**TASK GOAL**
Retype the opening lines of the data exactly, stopping after the line that contains "plt.rcParams['axes.unicode_minus'] = False". Skip every picture.
____________
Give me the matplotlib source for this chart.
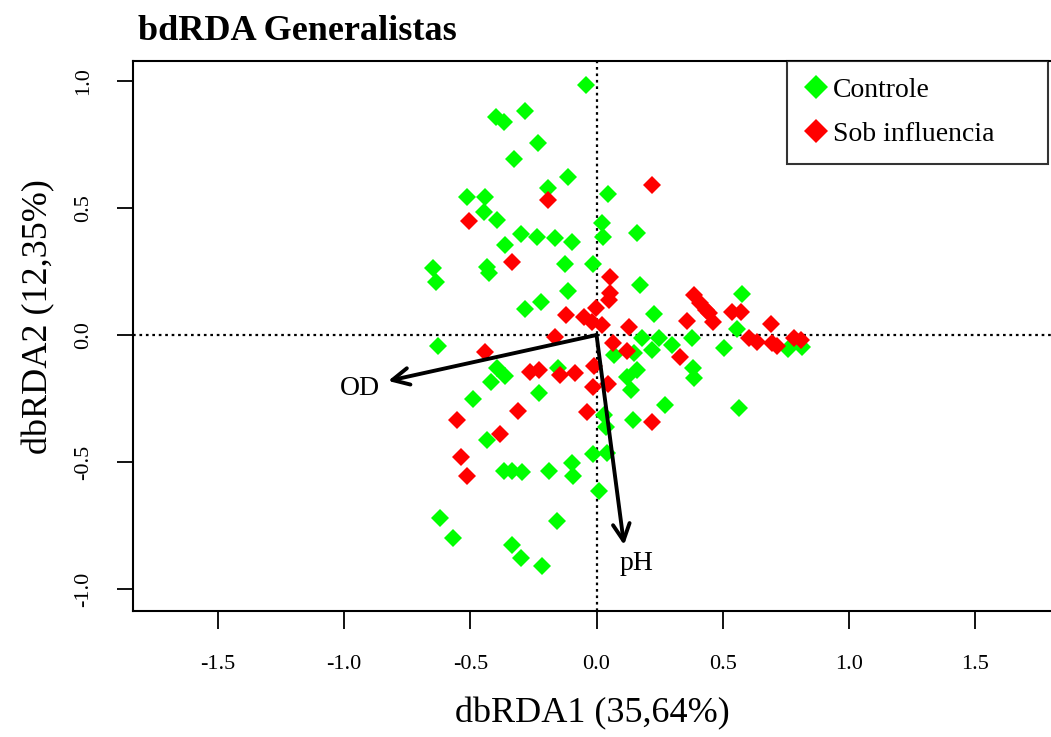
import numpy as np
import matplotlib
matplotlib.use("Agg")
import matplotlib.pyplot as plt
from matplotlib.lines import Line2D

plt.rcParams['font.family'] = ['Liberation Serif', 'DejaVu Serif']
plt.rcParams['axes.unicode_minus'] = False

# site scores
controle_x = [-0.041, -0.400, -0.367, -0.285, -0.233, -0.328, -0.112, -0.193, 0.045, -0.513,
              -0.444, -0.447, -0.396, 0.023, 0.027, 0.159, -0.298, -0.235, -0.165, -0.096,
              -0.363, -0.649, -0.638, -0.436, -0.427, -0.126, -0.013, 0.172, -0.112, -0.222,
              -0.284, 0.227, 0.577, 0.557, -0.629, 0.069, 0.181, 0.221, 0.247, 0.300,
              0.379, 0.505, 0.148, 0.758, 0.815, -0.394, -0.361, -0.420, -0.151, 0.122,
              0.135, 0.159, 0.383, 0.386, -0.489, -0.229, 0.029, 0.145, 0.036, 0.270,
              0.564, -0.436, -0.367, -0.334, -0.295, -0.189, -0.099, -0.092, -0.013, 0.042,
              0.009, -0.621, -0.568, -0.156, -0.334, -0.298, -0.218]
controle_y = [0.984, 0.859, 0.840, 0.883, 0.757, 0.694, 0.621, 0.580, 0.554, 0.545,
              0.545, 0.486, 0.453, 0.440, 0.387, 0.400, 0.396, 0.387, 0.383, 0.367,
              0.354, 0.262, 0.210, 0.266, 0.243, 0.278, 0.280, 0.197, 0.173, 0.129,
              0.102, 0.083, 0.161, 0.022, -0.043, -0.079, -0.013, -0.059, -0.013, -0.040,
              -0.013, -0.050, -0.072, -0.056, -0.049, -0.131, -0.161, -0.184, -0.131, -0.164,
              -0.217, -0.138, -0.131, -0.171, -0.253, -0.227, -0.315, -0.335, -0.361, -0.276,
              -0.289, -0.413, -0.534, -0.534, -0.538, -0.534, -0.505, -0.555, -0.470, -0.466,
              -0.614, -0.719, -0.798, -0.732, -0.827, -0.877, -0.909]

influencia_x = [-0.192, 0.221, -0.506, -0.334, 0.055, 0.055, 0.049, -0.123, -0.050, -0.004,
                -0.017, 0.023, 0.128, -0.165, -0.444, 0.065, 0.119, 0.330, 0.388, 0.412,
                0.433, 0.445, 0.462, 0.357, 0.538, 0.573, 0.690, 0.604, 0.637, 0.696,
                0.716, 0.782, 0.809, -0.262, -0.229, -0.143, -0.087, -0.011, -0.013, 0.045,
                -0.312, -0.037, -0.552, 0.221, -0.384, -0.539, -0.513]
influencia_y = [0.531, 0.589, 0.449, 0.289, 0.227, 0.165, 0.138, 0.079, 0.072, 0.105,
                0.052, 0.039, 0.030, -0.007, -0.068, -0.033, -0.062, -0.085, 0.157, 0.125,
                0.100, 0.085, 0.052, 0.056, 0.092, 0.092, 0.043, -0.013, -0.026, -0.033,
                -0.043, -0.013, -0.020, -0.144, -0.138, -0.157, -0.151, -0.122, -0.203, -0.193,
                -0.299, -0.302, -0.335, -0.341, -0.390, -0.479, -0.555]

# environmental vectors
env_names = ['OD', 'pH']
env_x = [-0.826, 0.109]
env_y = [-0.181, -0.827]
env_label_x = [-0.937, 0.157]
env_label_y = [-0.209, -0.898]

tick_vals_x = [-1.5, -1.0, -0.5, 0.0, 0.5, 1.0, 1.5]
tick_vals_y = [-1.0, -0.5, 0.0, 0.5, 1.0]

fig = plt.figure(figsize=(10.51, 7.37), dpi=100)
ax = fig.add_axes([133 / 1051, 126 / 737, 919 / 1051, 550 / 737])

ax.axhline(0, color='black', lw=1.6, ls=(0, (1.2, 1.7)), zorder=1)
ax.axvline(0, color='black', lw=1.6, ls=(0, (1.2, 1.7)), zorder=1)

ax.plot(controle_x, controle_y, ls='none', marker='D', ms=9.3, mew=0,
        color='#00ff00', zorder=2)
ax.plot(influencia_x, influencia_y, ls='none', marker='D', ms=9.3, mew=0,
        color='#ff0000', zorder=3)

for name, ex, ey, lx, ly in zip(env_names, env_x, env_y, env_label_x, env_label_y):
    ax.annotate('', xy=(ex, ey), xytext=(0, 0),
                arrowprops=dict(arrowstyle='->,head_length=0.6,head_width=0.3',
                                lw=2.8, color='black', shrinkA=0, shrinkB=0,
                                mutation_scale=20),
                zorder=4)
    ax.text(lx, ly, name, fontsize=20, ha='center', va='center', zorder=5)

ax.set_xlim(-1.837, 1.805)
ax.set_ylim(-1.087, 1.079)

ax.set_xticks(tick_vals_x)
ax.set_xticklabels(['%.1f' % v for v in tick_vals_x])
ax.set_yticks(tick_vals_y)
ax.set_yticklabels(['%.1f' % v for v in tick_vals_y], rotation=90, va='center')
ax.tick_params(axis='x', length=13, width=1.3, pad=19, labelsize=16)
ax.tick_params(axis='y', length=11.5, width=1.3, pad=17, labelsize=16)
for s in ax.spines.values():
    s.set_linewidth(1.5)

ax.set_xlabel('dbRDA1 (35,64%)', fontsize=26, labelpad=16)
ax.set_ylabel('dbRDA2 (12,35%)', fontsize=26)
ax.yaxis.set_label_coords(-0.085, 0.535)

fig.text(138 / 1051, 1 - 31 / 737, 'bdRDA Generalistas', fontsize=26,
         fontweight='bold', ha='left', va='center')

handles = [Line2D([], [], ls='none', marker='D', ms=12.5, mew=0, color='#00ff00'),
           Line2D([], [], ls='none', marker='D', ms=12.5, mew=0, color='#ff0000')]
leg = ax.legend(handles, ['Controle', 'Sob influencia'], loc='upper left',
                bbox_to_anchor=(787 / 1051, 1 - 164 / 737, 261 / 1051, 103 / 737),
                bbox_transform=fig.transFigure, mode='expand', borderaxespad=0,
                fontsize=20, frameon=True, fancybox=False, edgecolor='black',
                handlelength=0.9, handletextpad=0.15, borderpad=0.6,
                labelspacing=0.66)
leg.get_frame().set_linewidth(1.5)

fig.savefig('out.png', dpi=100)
____________
**REPLY**
Give me the matplotlib source for this chart.
import numpy as np
import matplotlib
matplotlib.use("Agg")
import matplotlib.pyplot as plt
from matplotlib.lines import Line2D

plt.rcParams['font.family'] = ['Liberation Serif', 'DejaVu Serif']
plt.rcParams['axes.unicode_minus'] = False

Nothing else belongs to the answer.